My name is Tori Spring, I like to sleep and I like to blog. Last year I had friends. Things were very different, I guess, but that’s all over now. Now there’s Solitaire. And Michael Holden. I don’t know what Solitaire are trying to do. And I don’t care about Michael Holden. I really don’t.
Even though I’m 31 and Tori is obviously a teenager I felt like I identified with her thought processes far too much. A lot of them time, after she speaks to another character, she then calls herself an idiot in her head. Which is pretty much what I do every time I speak out loud.
This, I know, stems from my own experiences at school. Every time I would speak out loud in a group I would then be mocked.

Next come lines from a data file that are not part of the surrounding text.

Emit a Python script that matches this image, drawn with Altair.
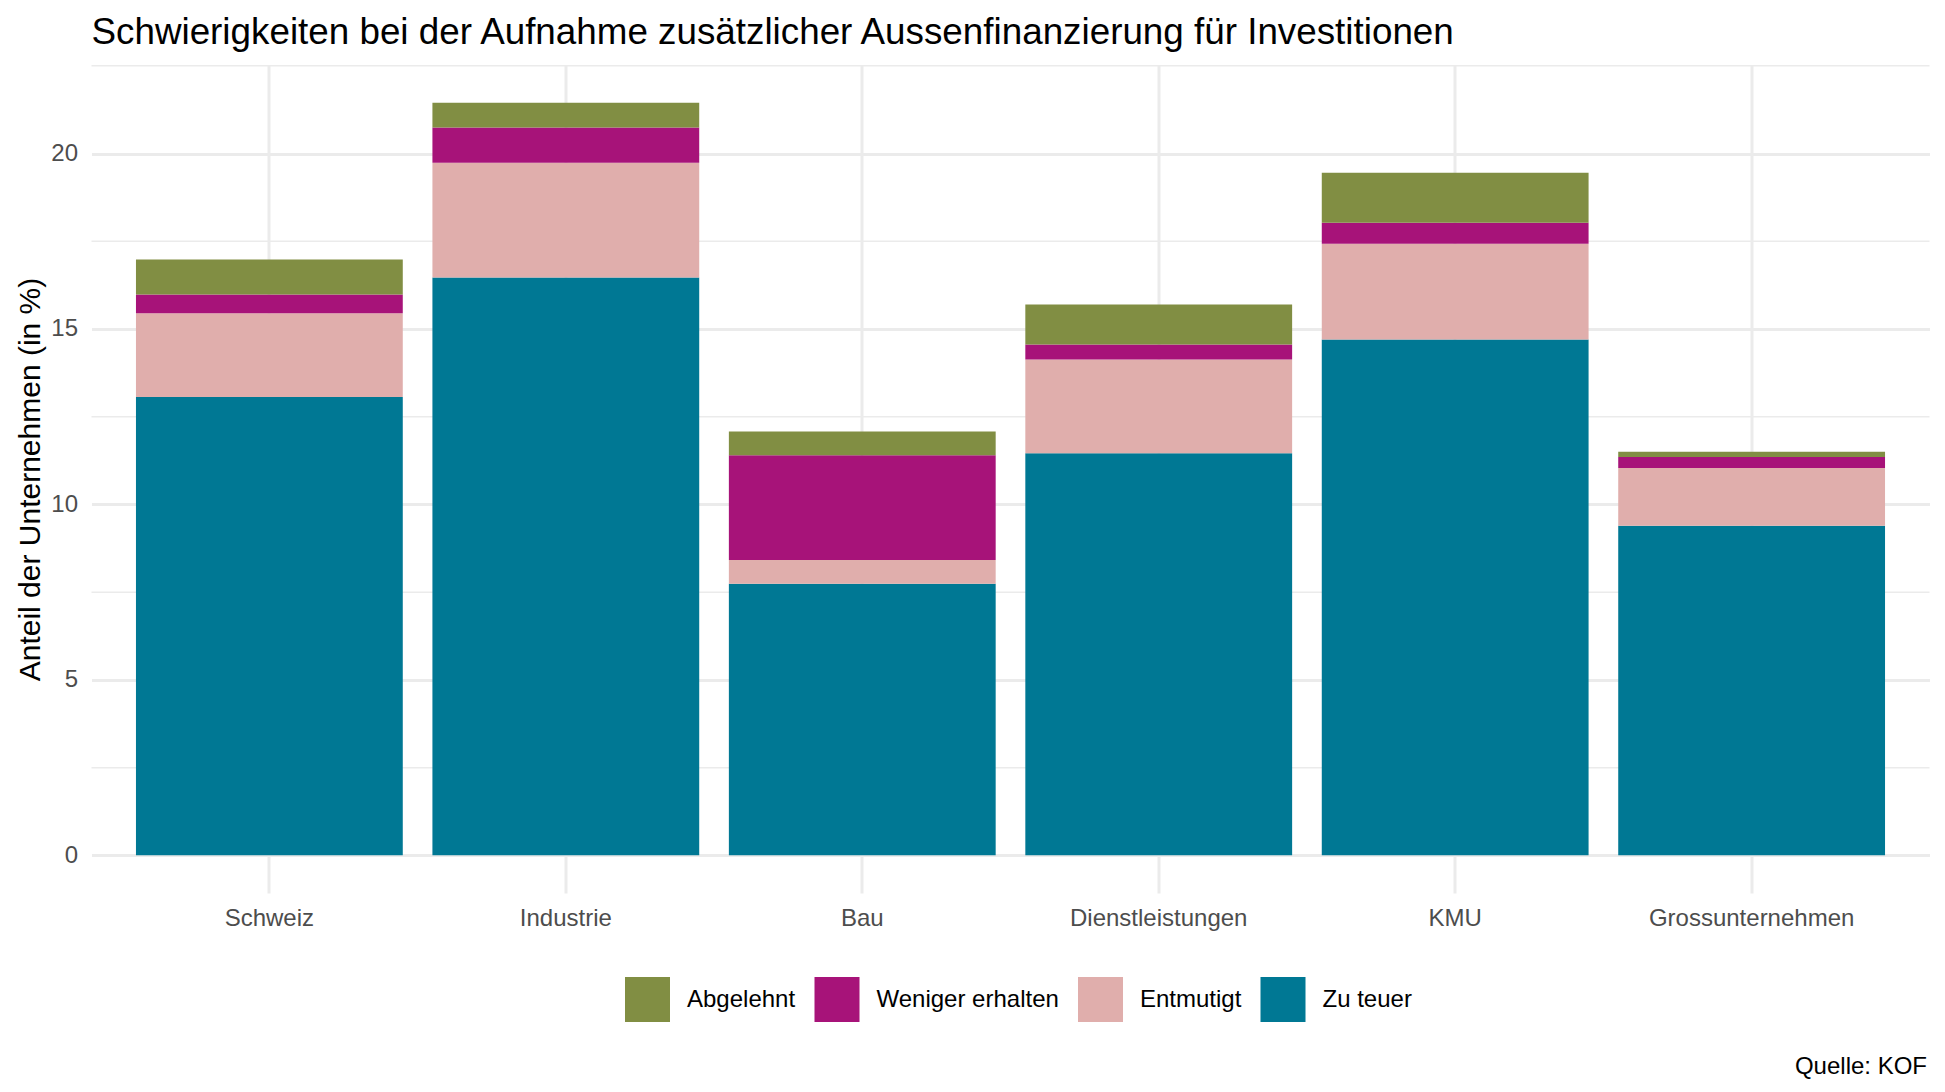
import altair as alt
import pandas as pd

# ---- data ----
categories = ["Schweiz", "Industrie", "Bau", "Dienstleistungen", "KMU", "Grossunternehmen"]
series = ["Abgelehnt", "Weniger erhalten", "Entmutigt", "Zu teuer"]
colors = ["#818E43", "#A71379", "#E0AEAC", "#007894"]

zu_teuer = [13.06, 16.47, 7.74, 11.46, 14.70, 9.39]
entmutigt = [2.39, 3.27, 0.68, 2.67, 2.73, 1.65]
weniger_erhalten = [0.53, 1.00, 2.98, 0.43, 0.60, 0.31]
abgelehnt = [1.00, 0.71, 0.68, 1.14, 1.42, 0.15]

major_ticks = [0, 5, 10, 15, 20]
minor_ticks = [2.5, 7.5, 12.5, 17.5, 22.5]

title_text = "Schwierigkeiten bei der Aufnahme zusätzlicher Aussenfinanzierung für Investitionen"
y_title = "Anteil der Unternehmen (in %)"
caption_text = "Quelle: KOF"

# ---- table ----
stack_rank = {"Zu teuer": 0, "Entmutigt": 1, "Weniger erhalten": 2, "Abgelehnt": 3}
values_by_series = {
    "Zu teuer": zu_teuer,
    "Entmutigt": entmutigt,
    "Weniger erhalten": weniger_erhalten,
    "Abgelehnt": abgelehnt,
}
rows = []
for i, cat in enumerate(categories):
    for s, vals in values_by_series.items():
        rows.append({"Kategorie": cat, "Grund": s, "Wert": vals[i], "Rang": stack_rank[s]})
df = pd.DataFrame(rows)

totals = [sum(v[i] for v in values_by_series.values()) for i in range(len(categories))]
ymax = max(totals)
ydom = [-0.05 * ymax, 1.05 * ymax]

FONT = "Liberation Sans"
GRID = "#EBEBEB"
W, H = 1838, 828

yscale = alt.Scale(domain=ydom, nice=False, zero=False)
yaxis = alt.Axis(
    title=y_title,
    values=major_ticks,
    grid=True,
    gridColor=GRID,
    gridWidth=3,
    domain=False,
    ticks=False,
    tickSize=0,
    labelPadding=14,
    labelFont=FONT,
    labelFontSize=24,
    labelColor="#4D4D4D",
    titleFont=FONT,
    titleFontSize=30,
    titleFontWeight="normal",
    titleColor="black",
    titleAngle=270,
    titleX=-52,
    titleY=H / 2,
    titleAlign="center",
    titleBaseline="alphabetic",
)

minor = alt.Chart(pd.DataFrame({"Wert": minor_ticks})).mark_rule(
    color=GRID, strokeWidth=1.5
).encode(y=alt.Y("Wert:Q", scale=yscale, axis=yaxis))

bars = alt.Chart(df).mark_bar(strokeWidth=0).encode(
    x=alt.X(
        "Kategorie:N",
        sort=categories,
        scale=alt.Scale(paddingInner=0.1, paddingOuter=0.15),
        axis=alt.Axis(
            title=None,
            grid=True,
            gridColor=GRID,
            gridWidth=3,
            bandPosition=0.5,
            domain=False,
            ticks=False,
            tickSize=0,
            labelAngle=0,
            labelPadding=32,
            labelBaseline="alphabetic",
            labelLimit=0,
            labelFont=FONT,
            labelFontSize=24,
            labelColor="#4D4D4D",
        ),
    ),
    y=alt.Y("Wert:Q", stack="zero", scale=yscale, axis=yaxis),
    color=alt.Color(
        "Grund:N",
        scale=alt.Scale(domain=series, range=colors),
        legend=alt.Legend(
            title=None,
            orient="none",
            legendX=533.5,
            legendY=912,
            direction="horizontal",
            symbolType="square",
            symbolSize=2025,
            symbolStrokeWidth=0,
            symbolOpacity=1,
            labelFont=FONT,
            labelFontSize=24,
            labelColor="black",
            labelLimit=0,
            labelOffset=17,
            columnPadding=18.5,
            padding=0,
        ),
    ),
    order=alt.Order("Rang:Q", sort="ascending"),
)

caption = alt.Chart(pd.DataFrame({"t": [caption_text]})).mark_text(
    align="right", baseline="alphabetic", font=FONT, fontSize=24, color="black"
).encode(text="t:N", x=alt.value(1835.5), y=alt.value(1009))

chart = (
    alt.layer(minor, bars, caption)
    .properties(
        width=W,
        height=H,
        background="white",
        title=alt.TitleParams(
            text=title_text,
            anchor="start",
            frame="group",
            font=FONT,
            fontSize=36.8,
            fontWeight="normal",
            color="black",
            offset=26,
            dy=42,
            baseline="alphabetic",
        ),
        autosize=alt.AutoSizeParams(type="none"),
        padding={"left": 83.5, "top": 57, "right": 5, "bottom": 186},
    )
    .configure_view(stroke=None, strokeWidth=0)
)

chart.save("out.html", embed_options={"renderer": "svg", "actions": False})
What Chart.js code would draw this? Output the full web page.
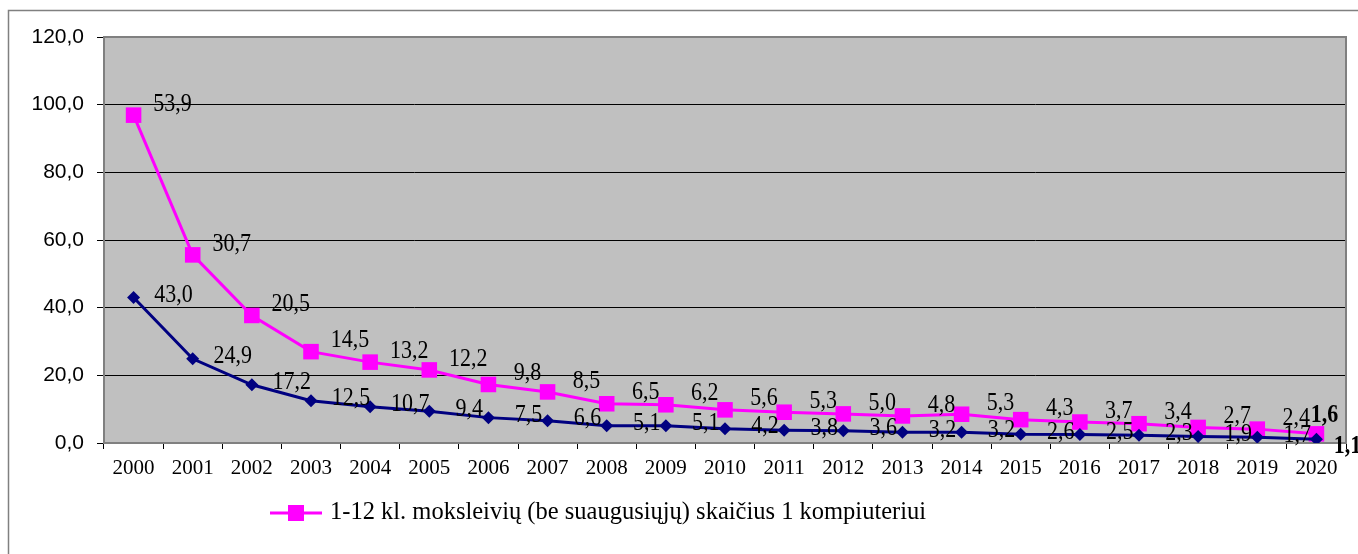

Which made me learn it is better to not to talk. Also, I could never trust if someone would actually want to talk to me because quite often one of the ‘popular’ kids would say hi to me and then their friends would fall about laughing because it was all a massive joke.
Which has resulted in social anxiety as an adult. I always think I’m either boring people when I talk, that I’ve said something to offend them, or that they’re going to think I’ve said something really stupid and will be mocking me.
Yes, I am single, because dating when you’re constantly thinking those things is really hard. I’m also constantly thinking I like my friends more than they like me and that I’m just a burden to them. I joined bookstagram a year ago and I still haven’t managed to make any proper friendships on there. I see people who joined at the same time as me having made all these friends and I still find it hard to message people because I think that I’m just wasting their time.
Does anyone else feel like this or is it just me? I do feel like I fail at being a human person sometimes!
After I finished reading Solitaire (and after crying for quite a bit) I was in a funk for quite a few hours because reading it had brought up all these issues that I try and keep buried deep down.
So, it was hard to read but it was also excellent and I am now going to get my hands on every thing she’s written even at the risk of becoming an emotional wreck.